Joseph finds a suitable parking spot a few hundred yards from Thornecroft, a grass verge between two huge private residences and their grounds. Grabbing the holdall, he locks the van.

On this side of the road there are no houses, just open woodland. Joseph leads Erin into cover before they flank the road towards Thornecroft.

A minute later he spots the entrance. Dropping the holdall, he transfers the birdwatching scope into the daysack and slips his arms through the straps. Then he takes out the crossbow, the tomahawk and two sheathed knives.

‘Joe?’

The setting sun has turned Erin’s skin golden, in stark contrast to her dark clothes. In this light she looks like an avenging angel, her beauty somehow terrible.

The look she gives him is full of sorrow. ‘I just wanted to say I love you, Joe. I know how empty that might sound, but it really is the truth. We’ve never said it enough, and this may be our last chance.’

Joseph holds her gaze, asks himself how he feels about her words. And then he goes over and kisses her, holding her in the fading light.

‘I can’t lose Tilly,’ she tells him. ‘Whatever she’s done, however damaged she may be, she’s still my daughter. If this goes as planned and I get her back, I swear I’ll fix her.’

‘We both will,’ he replies, but he doesn’t really believe it. He doesn’t think Tilly can be fixed. Strapping a knife to his belt, he hands the other one to Erin. Then he offers her the crossbow.

Erin stares at it a while before accepting. Joseph picks up the tomahawk and feels instantly light-headed. Because the weapon, in truth, is anything but ridiculous.

They emerge a short distance from Thornecroft’s driveway, hurrying across the road and ducking back into cover. There’s no border fence, just more of the same deciduous woodland. Keeping the driveway on their left, they move through the undergrowth towards the house.

Above the trees, the red hues of sunset have turned crimson. Joseph skirts a patch of bracken, staying as low as he can, and finds a hollow where the shadows are already deepening. He lowers himself to his good knee, takes out Claire’s birdwatching scope and focuses the lens on Thornecroft.

The building is huge: triple-fronted with three enormous chimney stacks rising high above its gables. Light glows from the windows of all the ground-floor rooms. Inside the covered porch, the two half-arch entrance doors stand open in mocking invitation.

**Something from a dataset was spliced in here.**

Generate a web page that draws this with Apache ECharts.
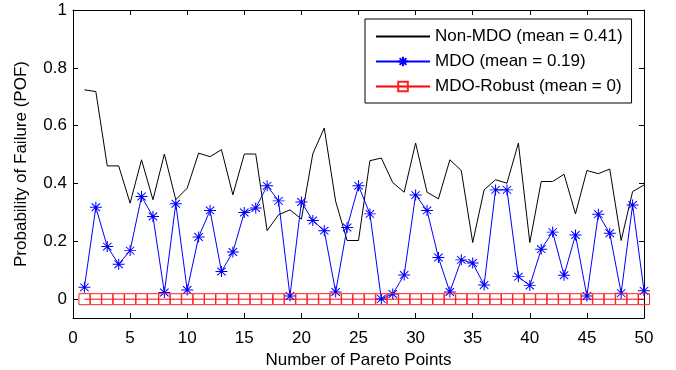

Joseph sees his mother’s car on the drive, parked between a Lexus and a vehicle hidden by a tarp. Erin was right about the tree cover. It should be possible to circle the main residence without being spotted.

‘Joe,’ Erin says, behind him. ‘I’m sorrier than you’ll ever know – but I have to do this. I’ve no choice.’

Joseph lowers the scope. When he turns his head, he sees that she’s lifted the crossbow to her shoulder, placing him at the centre of its sights.